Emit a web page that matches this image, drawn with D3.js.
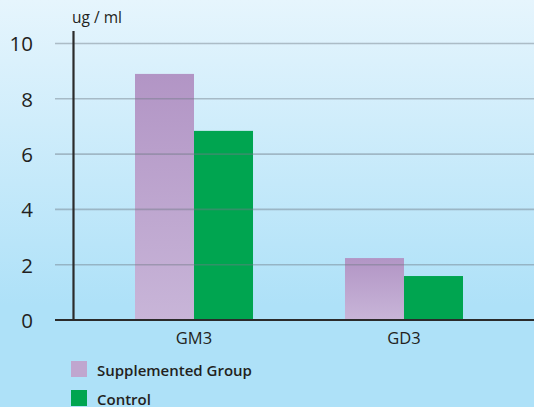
<!DOCTYPE html>
<html><head><meta charset="utf-8">
<script src="https://cdn.jsdelivr.net/npm/d3@7"></script>
<style>html,body{margin:0;padding:0;overflow:hidden}svg{display:block}</style>
</head><body>
<svg id="c" width="534" height="407"></svg>
<script>
const categories = ["GM3", "GD3"];
const seriesNames = ["Supplemented Group", "Control"];
const supplemented = [8.9, 2.24];
const control = [6.84, 1.59];
const yTicks = [0, 2, 4, 6, 8, 10];
const yLabel = "ug / ml";

const W = 534, H = 407;
const svg = d3.select("#c");
const defs = svg.append("defs");
const bg = defs.append("linearGradient").attr("id","bg").attr("x1",0).attr("y1",0).attr("x2",0).attr("y2",1);
bg.append("stop").attr("offset","0%").attr("stop-color","#e6f5fd");
bg.append("stop").attr("offset","75%").attr("stop-color","#aee1f8");
bg.append("stop").attr("offset","100%").attr("stop-color","#aee1f8");
const pg = defs.append("linearGradient").attr("id","pg").attr("x1",0).attr("y1",0).attr("x2",0).attr("y2",1);
pg.append("stop").attr("offset","0%").attr("stop-color","#b295c5");
pg.append("stop").attr("offset","100%").attr("stop-color","#c8b5d8");

svg.append("rect").attr("width",W).attr("height",H).attr("fill","url(#bg)");

const y = d3.scaleLinear().domain([0,10]).range([320,43.5]);
const x0 = d3.scaleBand().domain(categories).range([75,523]).paddingInner(0.438).paddingOuter(0.2857);
const x1 = d3.scaleBand().domain(seriesNames).range([0,x0.bandwidth()]);
const colors = {"Supplemented Group":"url(#pg)","Control":"#00a550"};
const data = categories.map((c,i)=>({cat:c, vals:[{s:seriesNames[0],v:supplemented[i]},{s:seriesNames[1],v:control[i]}]}));

// bars
const g = svg.append("g");
g.selectAll("g.cat").data(data).join("g").attr("class","cat")
  .attr("transform",d=>`translate(${x0(d.cat)},0)`)
  .selectAll("rect").data(d=>d.vals).join("rect")
  .attr("x",d=>x1(d.s)).attr("width",x1.bandwidth())
  .attr("y",d=>y(d.v)).attr("height",d=>y(0)-y(d.v))
  .attr("fill",d=>colors[d.s]);

// gridlines
svg.append("g").selectAll("line").data(yTicks.filter(t=>t>0)).join("line")
  .attr("x1",55).attr("x2",W).attr("y1",d=>y(d)).attr("y2",d=>y(d))
  .attr("stroke","#6f7a84").attr("stroke-opacity",0.45).attr("stroke-width",1.6);

// y axis labels
const ya = svg.append("g").attr("transform","translate(33,0)")
  .call(d3.axisLeft(y).tickValues(yTicks).tickSize(0).tickPadding(0));
ya.select(".domain").remove();
ya.selectAll("text").attr("font-family","Open Sans").attr("font-size",20.5).attr("fill","#231f20").attr("dy","0.36em");

// baseline
svg.append("line").attr("x1",55).attr("x2",W).attr("y1",y(0)).attr("y2",y(0))
  .attr("stroke","#2b2b2b").attr("stroke-width",2.2);
// y axis line
svg.append("line").attr("x1",73.5).attr("x2",73.5).attr("y1",31).attr("y2",y(0))
  .attr("stroke","#2b2b2b").attr("stroke-width",2.2);

// x labels
const xa = svg.append("g").attr("transform",`translate(0,${y(0)})`)
  .call(d3.axisBottom(x0).tickSize(0).tickPadding(0));
xa.select(".domain").remove();
xa.selectAll("text").attr("font-family","Open Sans").attr("font-size",16.5).attr("fill","#231f20").attr("dy","24").attr("y",0);

svg.append("text").attr("x",72).attr("y",23).text(yLabel)
  .attr("font-family","Open Sans").attr("font-size",15.5).attr("fill","#231f20");

// legend
const lg = svg.append("g").selectAll("g").data(seriesNames).join("g")
  .attr("transform",(d,i)=>`translate(71,${361+i*29})`);
lg.append("rect").attr("width",16).attr("height",16).attr("fill",(d,i)=>i===0?"#c0a6cf":"#00a550");
lg.append("text").attr("x",26).attr("y",14.5).text(d=>d)
  .attr("font-family","Open Sans").attr("font-weight",600).attr("font-size",15).attr("fill","#231f20");
</script>
</body></html>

------------------------------------------------

WHAT YOU WILL DO:
Take the data above and repeat it exactly, leaving each picture out.

THE RESPONSE:
Emit a web page that matches this image, drawn with D3.js.
<!DOCTYPE html>
<html><head><meta charset="utf-8">
<script src="https://cdn.jsdelivr.net/npm/d3@7"></script>
<style>html,body{margin:0;padding:0;overflow:hidden}svg{display:block}</style>
</head><body>
<svg id="c" width="534" height="407"></svg>
<script>
const categories = ["GM3", "GD3"];
const seriesNames = ["Supplemented Group", "Control"];
const supplemented = [8.9, 2.24];
const control = [6.84, 1.59];
const yTicks = [0, 2, 4, 6, 8, 10];
const yLabel = "ug / ml";

const W = 534, H = 407;
const svg = d3.select("#c");
const defs = svg.append("defs");
const bg = defs.append("linearGradient").attr("id","bg").attr("x1",0).attr("y1",0).attr("x2",0).attr("y2",1);
bg.append("stop").attr("offset","0%").attr("stop-color","#e6f5fd");
bg.append("stop").attr("offset","75%").attr("stop-color","#aee1f8");
bg.append("stop").attr("offset","100%").attr("stop-color","#aee1f8");
const pg = defs.append("linearGradient").attr("id","pg").attr("x1",0).attr("y1",0).attr("x2",0).attr("y2",1);
pg.append("stop").attr("offset","0%").attr("stop-color","#b295c5");
pg.append("stop").attr("offset","100%").attr("stop-color","#c8b5d8");

svg.append("rect").attr("width",W).attr("height",H).attr("fill","url(#bg)");

const y = d3.scaleLinear().domain([0,10]).range([320,43.5]);
const x0 = d3.scaleBand().domain(categories).range([75,523]).paddingInner(0.438).paddingOuter(0.2857);
const x1 = d3.scaleBand().domain(seriesNames).range([0,x0.bandwidth()]);
const colors = {"Supplemented Group":"url(#pg)","Control":"#00a550"};
const data = categories.map((c,i)=>({cat:c, vals:[{s:seriesNames[0],v:supplemented[i]},{s:seriesNames[1],v:control[i]}]}));

// bars
const g = svg.append("g");
g.selectAll("g.cat").data(data).join("g").attr("class","cat")
  .attr("transform",d=>`translate(${x0(d.cat)},0)`)
  .selectAll("rect").data(d=>d.vals).join("rect")
  .attr("x",d=>x1(d.s)).attr("width",x1.bandwidth())
  .attr("y",d=>y(d.v)).attr("height",d=>y(0)-y(d.v))
  .attr("fill",d=>colors[d.s]);

// gridlines
svg.append("g").selectAll("line").data(yTicks.filter(t=>t>0)).join("line")
  .attr("x1",55).attr("x2",W).attr("y1",d=>y(d)).attr("y2",d=>y(d))
  .attr("stroke","#6f7a84").attr("stroke-opacity",0.45).attr("stroke-width",1.6);

// y axis labels
const ya = svg.append("g").attr("transform","translate(33,0)")
  .call(d3.axisLeft(y).tickValues(yTicks).tickSize(0).tickPadding(0));
ya.select(".domain").remove();
ya.selectAll("text").attr("font-family","Open Sans").attr("font-size",20.5).attr("fill","#231f20").attr("dy","0.36em");

// baseline
svg.append("line").attr("x1",55).attr("x2",W).attr("y1",y(0)).attr("y2",y(0))
  .attr("stroke","#2b2b2b").attr("stroke-width",2.2);
// y axis line
svg.append("line").attr("x1",73.5).attr("x2",73.5).attr("y1",31).attr("y2",y(0))
  .attr("stroke","#2b2b2b").attr("stroke-width",2.2);

// x labels
const xa = svg.append("g").attr("transform",`translate(0,${y(0)})`)
  .call(d3.axisBottom(x0).tickSize(0).tickPadding(0));
xa.select(".domain").remove();
xa.selectAll("text").attr("font-family","Open Sans").attr("font-size",16.5).attr("fill","#231f20").attr("dy","24").attr("y",0);

svg.append("text").attr("x",72).attr("y",23).text(yLabel)
  .attr("font-family","Open Sans").attr("font-size",15.5).attr("fill","#231f20");

// legend
const lg = svg.append("g").selectAll("g").data(seriesNames).join("g")
  .attr("transform",(d,i)=>`translate(71,${361+i*29})`);
lg.append("rect").attr("width",16).attr("height",16).attr("fill",(d,i)=>i===0?"#c0a6cf":"#00a550");
lg.append("text").attr("x",26).attr("y",14.5).text(d=>d)
  .attr("font-family","Open Sans").attr("font-weight",600).attr("font-size",15).attr("fill","#231f20");
</script>
</body></html>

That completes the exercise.